§ **EXERCISE**: Only the lines from the start of the data to the line containing "ax2 = fig.add_axes([43", both included, should be output, exactly and without pictures.

§ **Records contained in a dataset**:
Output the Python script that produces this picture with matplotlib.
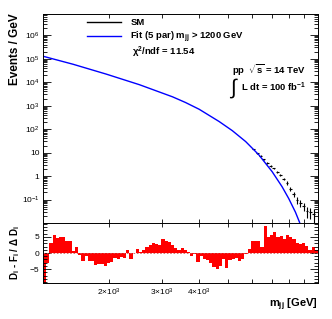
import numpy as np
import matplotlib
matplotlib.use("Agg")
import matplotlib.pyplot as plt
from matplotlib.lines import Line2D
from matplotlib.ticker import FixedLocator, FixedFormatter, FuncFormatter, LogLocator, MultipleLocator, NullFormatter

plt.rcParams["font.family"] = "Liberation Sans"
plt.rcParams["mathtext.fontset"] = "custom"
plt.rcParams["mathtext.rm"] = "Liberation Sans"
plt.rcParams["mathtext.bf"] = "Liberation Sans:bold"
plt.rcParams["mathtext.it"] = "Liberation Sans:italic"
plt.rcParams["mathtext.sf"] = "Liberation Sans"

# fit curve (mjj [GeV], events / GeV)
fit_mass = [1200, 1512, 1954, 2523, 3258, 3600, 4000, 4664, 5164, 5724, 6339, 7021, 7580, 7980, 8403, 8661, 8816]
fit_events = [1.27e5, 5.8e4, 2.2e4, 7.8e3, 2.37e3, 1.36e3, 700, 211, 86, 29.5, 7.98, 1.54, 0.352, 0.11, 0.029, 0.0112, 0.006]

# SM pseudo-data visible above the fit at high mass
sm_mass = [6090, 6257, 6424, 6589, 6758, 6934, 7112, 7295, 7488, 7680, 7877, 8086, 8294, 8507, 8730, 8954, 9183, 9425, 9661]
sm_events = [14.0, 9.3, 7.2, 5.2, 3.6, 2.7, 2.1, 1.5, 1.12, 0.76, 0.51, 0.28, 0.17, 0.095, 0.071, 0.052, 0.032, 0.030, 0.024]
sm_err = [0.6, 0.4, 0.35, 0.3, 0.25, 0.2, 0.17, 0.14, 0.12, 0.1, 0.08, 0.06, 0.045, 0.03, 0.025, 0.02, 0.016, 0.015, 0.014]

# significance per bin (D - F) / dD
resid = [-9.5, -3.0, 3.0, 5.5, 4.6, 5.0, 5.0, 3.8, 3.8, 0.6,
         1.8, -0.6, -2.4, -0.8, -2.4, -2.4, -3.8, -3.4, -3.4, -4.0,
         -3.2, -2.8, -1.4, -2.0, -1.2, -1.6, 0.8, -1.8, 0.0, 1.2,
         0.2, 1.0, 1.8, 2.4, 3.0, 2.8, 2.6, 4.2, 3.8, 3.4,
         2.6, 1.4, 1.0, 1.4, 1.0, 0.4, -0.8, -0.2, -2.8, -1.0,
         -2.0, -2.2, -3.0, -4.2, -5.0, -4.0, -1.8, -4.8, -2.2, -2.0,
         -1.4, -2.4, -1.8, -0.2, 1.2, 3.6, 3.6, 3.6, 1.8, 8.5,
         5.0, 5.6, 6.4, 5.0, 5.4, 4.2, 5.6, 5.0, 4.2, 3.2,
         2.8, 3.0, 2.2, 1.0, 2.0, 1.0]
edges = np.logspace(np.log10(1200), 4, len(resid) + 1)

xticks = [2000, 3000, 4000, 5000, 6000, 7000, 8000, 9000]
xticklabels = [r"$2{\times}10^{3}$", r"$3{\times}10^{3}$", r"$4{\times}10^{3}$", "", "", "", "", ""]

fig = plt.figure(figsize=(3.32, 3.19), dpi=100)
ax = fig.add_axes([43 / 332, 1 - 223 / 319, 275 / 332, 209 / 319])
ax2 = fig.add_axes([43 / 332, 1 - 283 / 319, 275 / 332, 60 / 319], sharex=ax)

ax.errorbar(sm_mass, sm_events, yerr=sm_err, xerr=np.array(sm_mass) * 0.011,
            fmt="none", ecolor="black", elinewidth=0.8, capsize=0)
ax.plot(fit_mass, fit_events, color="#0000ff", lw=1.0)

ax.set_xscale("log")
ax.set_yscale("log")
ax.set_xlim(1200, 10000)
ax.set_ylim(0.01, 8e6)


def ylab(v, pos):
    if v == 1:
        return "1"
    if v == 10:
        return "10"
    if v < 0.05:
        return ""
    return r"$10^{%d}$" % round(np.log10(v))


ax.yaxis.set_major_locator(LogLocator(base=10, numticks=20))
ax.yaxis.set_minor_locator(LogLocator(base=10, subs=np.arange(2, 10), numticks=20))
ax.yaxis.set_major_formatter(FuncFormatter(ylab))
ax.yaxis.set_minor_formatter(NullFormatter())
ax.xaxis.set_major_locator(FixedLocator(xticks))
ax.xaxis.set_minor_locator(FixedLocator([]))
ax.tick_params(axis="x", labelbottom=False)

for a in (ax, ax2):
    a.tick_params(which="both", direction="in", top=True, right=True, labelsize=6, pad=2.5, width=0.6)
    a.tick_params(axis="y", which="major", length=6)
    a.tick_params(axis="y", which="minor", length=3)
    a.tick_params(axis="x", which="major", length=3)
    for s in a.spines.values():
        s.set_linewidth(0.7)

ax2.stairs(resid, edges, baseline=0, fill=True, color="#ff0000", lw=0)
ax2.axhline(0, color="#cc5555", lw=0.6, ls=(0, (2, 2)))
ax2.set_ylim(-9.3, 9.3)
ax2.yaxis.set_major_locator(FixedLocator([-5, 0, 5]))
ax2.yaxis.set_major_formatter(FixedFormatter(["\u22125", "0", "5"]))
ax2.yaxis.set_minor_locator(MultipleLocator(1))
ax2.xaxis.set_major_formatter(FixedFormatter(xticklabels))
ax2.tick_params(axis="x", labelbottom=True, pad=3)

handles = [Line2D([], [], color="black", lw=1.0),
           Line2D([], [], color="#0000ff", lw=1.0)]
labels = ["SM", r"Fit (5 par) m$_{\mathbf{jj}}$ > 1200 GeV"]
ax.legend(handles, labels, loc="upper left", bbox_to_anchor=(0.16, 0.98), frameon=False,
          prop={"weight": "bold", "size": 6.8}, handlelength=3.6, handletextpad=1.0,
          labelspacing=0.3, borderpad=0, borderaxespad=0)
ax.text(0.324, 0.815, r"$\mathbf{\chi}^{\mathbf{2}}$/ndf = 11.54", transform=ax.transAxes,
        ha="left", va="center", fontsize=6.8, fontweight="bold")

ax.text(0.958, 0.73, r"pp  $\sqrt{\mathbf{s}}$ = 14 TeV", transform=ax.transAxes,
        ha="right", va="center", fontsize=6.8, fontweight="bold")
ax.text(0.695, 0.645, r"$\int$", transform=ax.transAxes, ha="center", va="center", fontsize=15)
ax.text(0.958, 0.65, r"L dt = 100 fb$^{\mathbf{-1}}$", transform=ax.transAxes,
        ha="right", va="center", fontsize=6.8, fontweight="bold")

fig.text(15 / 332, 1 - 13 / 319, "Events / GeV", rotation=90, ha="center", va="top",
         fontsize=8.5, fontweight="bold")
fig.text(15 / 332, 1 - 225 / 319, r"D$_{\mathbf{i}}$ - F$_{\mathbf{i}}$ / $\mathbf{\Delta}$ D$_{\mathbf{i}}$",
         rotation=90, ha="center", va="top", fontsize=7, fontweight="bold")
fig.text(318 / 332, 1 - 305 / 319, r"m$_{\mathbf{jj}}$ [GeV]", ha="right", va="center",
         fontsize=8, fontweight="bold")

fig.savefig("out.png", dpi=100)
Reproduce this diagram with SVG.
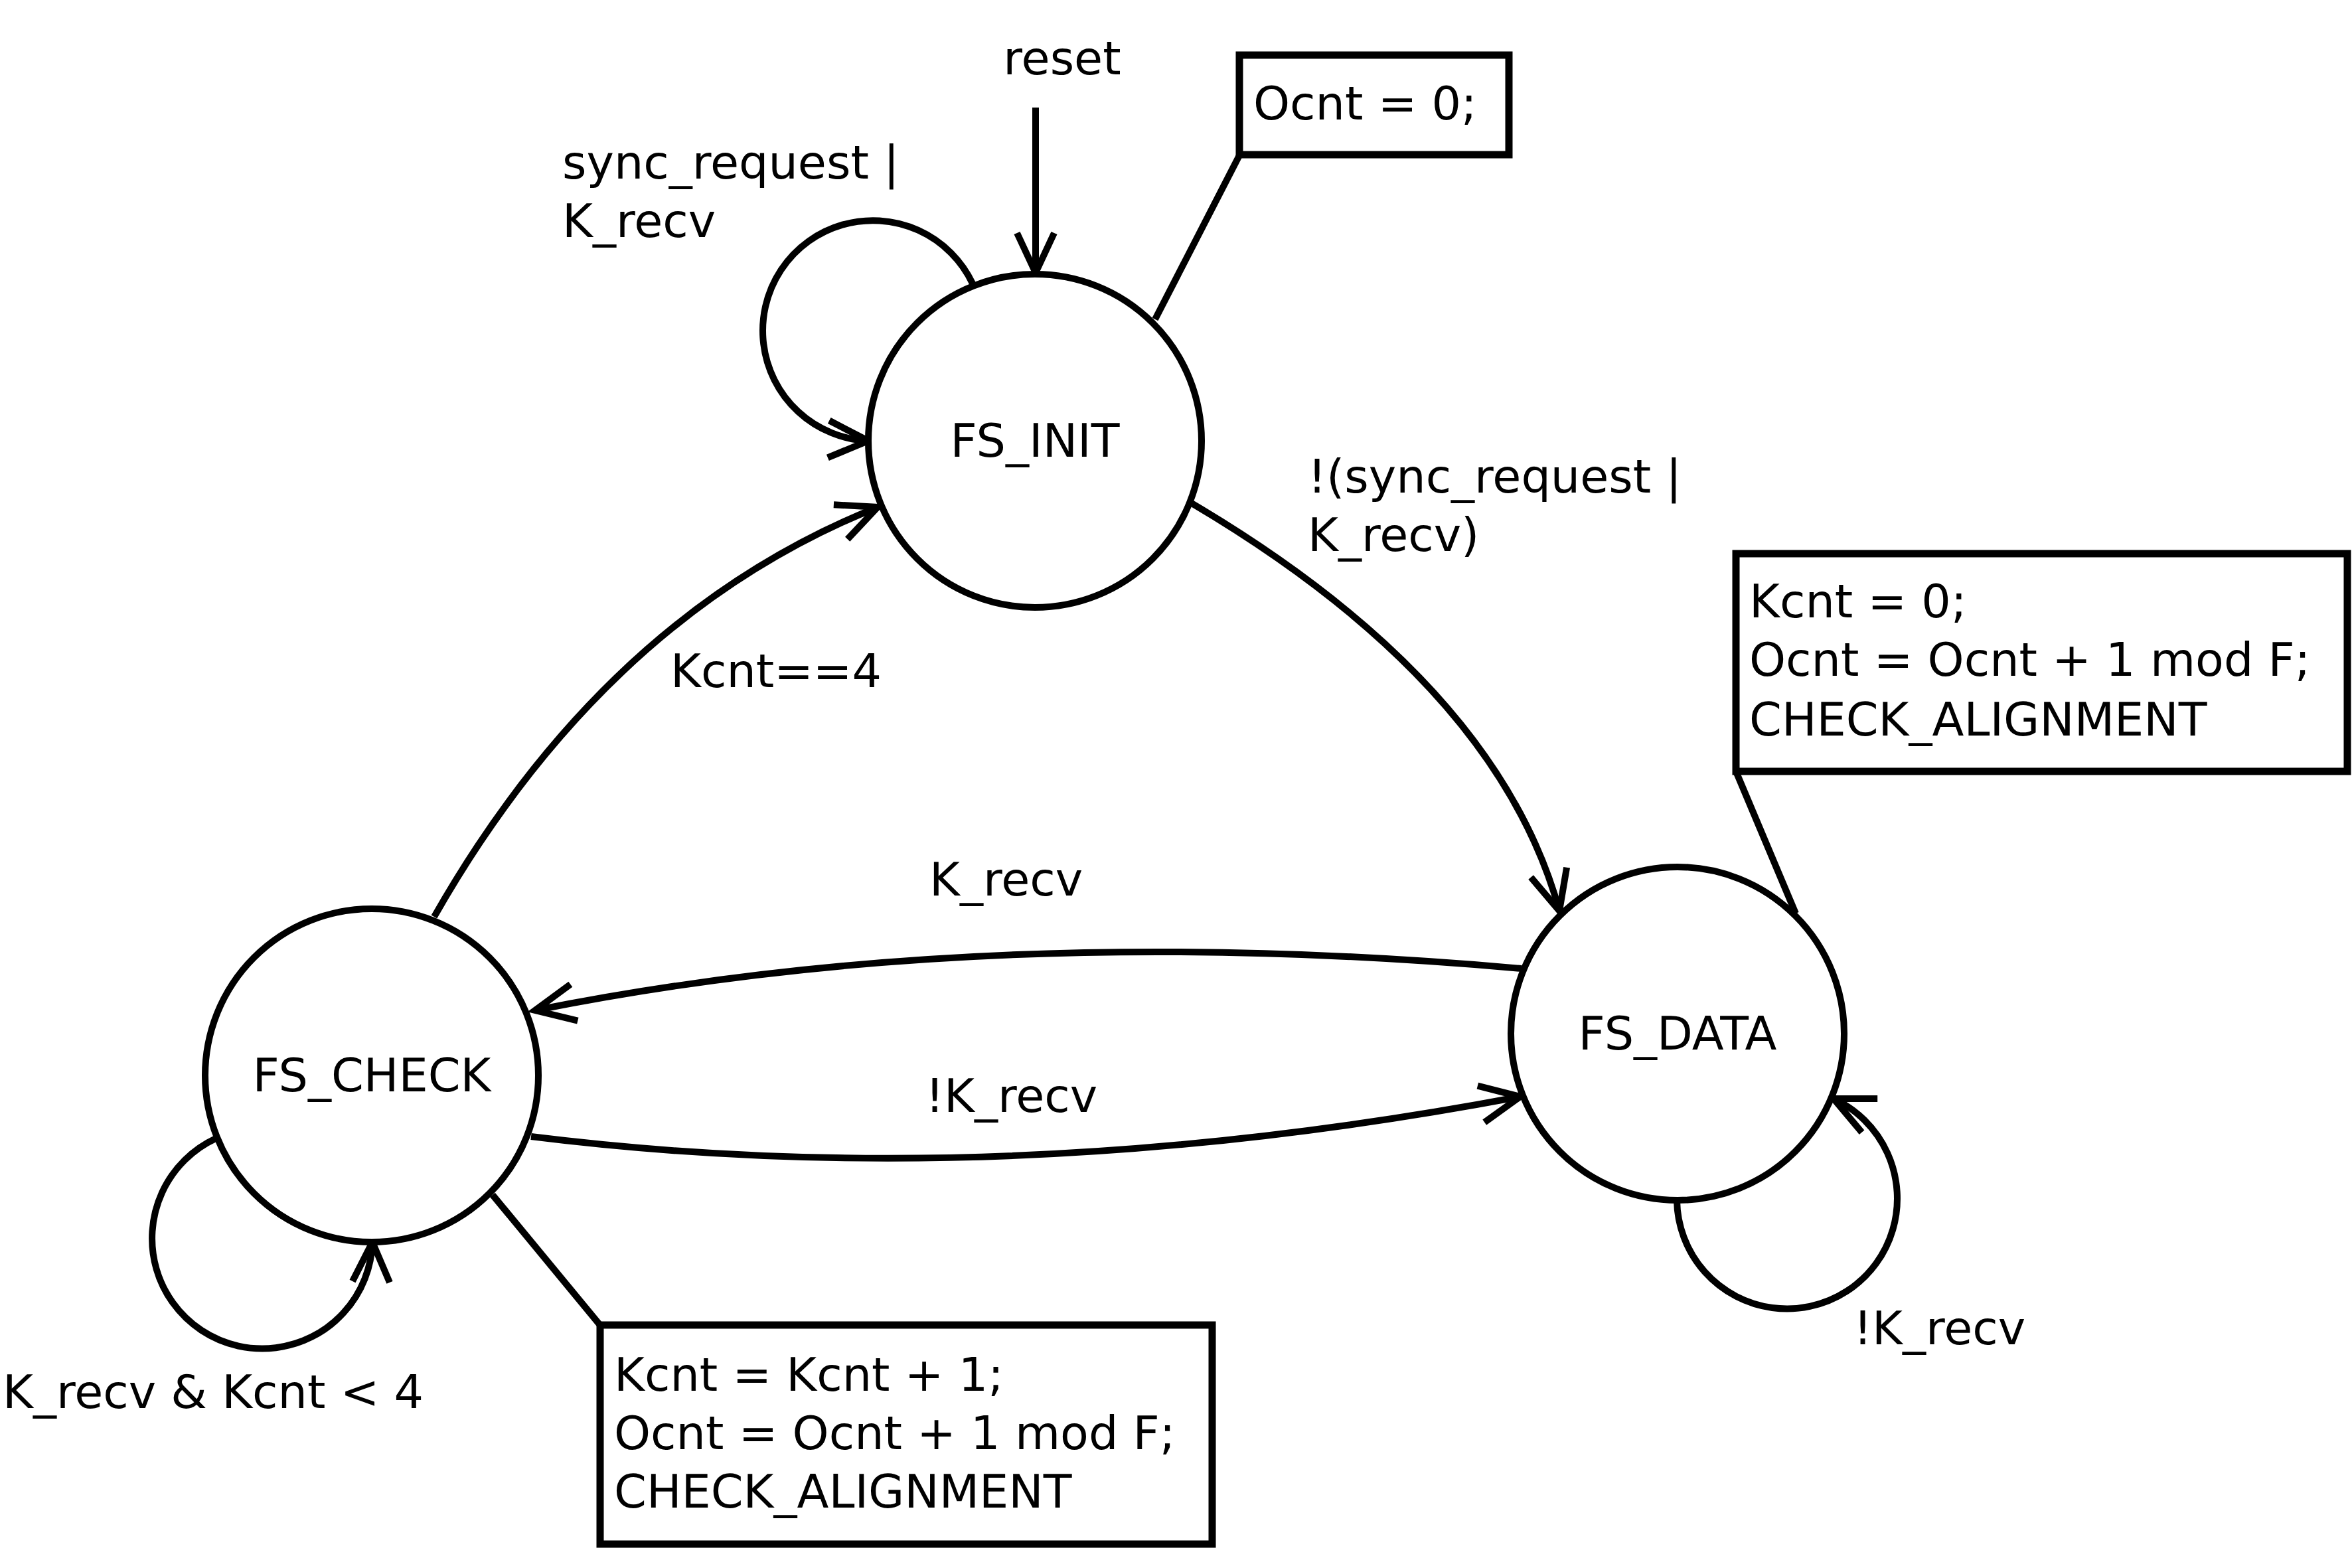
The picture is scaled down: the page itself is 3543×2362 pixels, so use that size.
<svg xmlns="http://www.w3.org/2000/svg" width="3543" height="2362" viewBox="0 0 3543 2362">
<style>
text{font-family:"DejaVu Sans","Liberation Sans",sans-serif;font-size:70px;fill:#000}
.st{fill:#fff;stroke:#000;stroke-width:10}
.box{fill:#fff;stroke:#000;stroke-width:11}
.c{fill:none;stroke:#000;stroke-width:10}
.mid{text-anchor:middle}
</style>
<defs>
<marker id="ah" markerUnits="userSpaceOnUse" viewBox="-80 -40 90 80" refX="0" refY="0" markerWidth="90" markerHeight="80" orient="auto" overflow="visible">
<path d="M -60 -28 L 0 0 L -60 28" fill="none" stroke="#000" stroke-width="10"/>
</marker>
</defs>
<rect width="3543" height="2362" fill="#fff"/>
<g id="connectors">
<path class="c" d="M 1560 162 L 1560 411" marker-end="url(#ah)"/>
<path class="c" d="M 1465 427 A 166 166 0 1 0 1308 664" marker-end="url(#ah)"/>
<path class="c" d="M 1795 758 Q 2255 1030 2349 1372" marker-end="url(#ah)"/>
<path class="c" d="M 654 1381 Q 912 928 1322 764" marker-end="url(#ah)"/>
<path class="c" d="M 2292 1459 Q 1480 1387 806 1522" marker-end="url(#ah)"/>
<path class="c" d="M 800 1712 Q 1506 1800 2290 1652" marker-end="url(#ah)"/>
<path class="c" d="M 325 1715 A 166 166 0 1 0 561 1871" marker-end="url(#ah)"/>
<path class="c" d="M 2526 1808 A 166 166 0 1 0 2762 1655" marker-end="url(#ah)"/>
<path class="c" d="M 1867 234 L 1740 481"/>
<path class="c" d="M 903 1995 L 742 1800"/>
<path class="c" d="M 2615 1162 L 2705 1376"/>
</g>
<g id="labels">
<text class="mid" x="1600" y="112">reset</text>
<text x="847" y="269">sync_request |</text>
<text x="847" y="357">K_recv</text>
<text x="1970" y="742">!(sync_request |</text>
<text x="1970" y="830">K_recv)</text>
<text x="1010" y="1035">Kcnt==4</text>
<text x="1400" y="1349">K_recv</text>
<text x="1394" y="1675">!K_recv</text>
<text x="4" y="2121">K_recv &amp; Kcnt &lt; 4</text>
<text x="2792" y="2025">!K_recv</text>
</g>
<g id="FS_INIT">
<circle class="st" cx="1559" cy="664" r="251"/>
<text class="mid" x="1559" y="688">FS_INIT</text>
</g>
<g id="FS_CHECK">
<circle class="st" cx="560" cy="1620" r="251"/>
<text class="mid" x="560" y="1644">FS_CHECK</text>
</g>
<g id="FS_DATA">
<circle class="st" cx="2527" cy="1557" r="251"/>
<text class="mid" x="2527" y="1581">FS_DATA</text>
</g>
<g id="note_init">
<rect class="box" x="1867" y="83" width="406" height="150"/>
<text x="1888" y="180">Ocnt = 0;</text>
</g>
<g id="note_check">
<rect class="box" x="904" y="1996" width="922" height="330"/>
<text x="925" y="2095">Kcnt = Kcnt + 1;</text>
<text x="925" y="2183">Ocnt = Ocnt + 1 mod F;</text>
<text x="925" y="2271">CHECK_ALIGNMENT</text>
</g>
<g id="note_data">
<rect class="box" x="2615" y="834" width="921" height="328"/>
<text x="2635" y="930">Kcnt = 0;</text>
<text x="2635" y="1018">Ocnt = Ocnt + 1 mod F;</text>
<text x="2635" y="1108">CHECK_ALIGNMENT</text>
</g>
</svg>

§ **COMPLETE RESPONSE**:
Output the Python script that produces this picture with matplotlib.
import numpy as np
import matplotlib
matplotlib.use("Agg")
import matplotlib.pyplot as plt
from matplotlib.lines import Line2D
from matplotlib.ticker import FixedLocator, FixedFormatter, FuncFormatter, LogLocator, MultipleLocator, NullFormatter

plt.rcParams["font.family"] = "Liberation Sans"
plt.rcParams["mathtext.fontset"] = "custom"
plt.rcParams["mathtext.rm"] = "Liberation Sans"
plt.rcParams["mathtext.bf"] = "Liberation Sans:bold"
plt.rcParams["mathtext.it"] = "Liberation Sans:italic"
plt.rcParams["mathtext.sf"] = "Liberation Sans"

# fit curve (mjj [GeV], events / GeV)
fit_mass = [1200, 1512, 1954, 2523, 3258, 3600, 4000, 4664, 5164, 5724, 6339, 7021, 7580, 7980, 8403, 8661, 8816]
fit_events = [1.27e5, 5.8e4, 2.2e4, 7.8e3, 2.37e3, 1.36e3, 700, 211, 86, 29.5, 7.98, 1.54, 0.352, 0.11, 0.029, 0.0112, 0.006]

# SM pseudo-data visible above the fit at high mass
sm_mass = [6090, 6257, 6424, 6589, 6758, 6934, 7112, 7295, 7488, 7680, 7877, 8086, 8294, 8507, 8730, 8954, 9183, 9425, 9661]
sm_events = [14.0, 9.3, 7.2, 5.2, 3.6, 2.7, 2.1, 1.5, 1.12, 0.76, 0.51, 0.28, 0.17, 0.095, 0.071, 0.052, 0.032, 0.030, 0.024]
sm_err = [0.6, 0.4, 0.35, 0.3, 0.25, 0.2, 0.17, 0.14, 0.12, 0.1, 0.08, 0.06, 0.045, 0.03, 0.025, 0.02, 0.016, 0.015, 0.014]

# significance per bin (D - F) / dD
resid = [-9.5, -3.0, 3.0, 5.5, 4.6, 5.0, 5.0, 3.8, 3.8, 0.6,
         1.8, -0.6, -2.4, -0.8, -2.4, -2.4, -3.8, -3.4, -3.4, -4.0,
         -3.2, -2.8, -1.4, -2.0, -1.2, -1.6, 0.8, -1.8, 0.0, 1.2,
         0.2, 1.0, 1.8, 2.4, 3.0, 2.8, 2.6, 4.2, 3.8, 3.4,
         2.6, 1.4, 1.0, 1.4, 1.0, 0.4, -0.8, -0.2, -2.8, -1.0,
         -2.0, -2.2, -3.0, -4.2, -5.0, -4.0, -1.8, -4.8, -2.2, -2.0,
         -1.4, -2.4, -1.8, -0.2, 1.2, 3.6, 3.6, 3.6, 1.8, 8.5,
         5.0, 5.6, 6.4, 5.0, 5.4, 4.2, 5.6, 5.0, 4.2, 3.2,
         2.8, 3.0, 2.2, 1.0, 2.0, 1.0]
edges = np.logspace(np.log10(1200), 4, len(resid) + 1)

xticks = [2000, 3000, 4000, 5000, 6000, 7000, 8000, 9000]
xticklabels = [r"$2{\times}10^{3}$", r"$3{\times}10^{3}$", r"$4{\times}10^{3}$", "", "", "", "", ""]

fig = plt.figure(figsize=(3.32, 3.19), dpi=100)
ax = fig.add_axes([43 / 332, 1 - 223 / 319, 275 / 332, 209 / 319])
ax2 = fig.add_axes([43 / 332, 1 - 283 / 319, 275 / 332, 60 / 319], sharex=ax)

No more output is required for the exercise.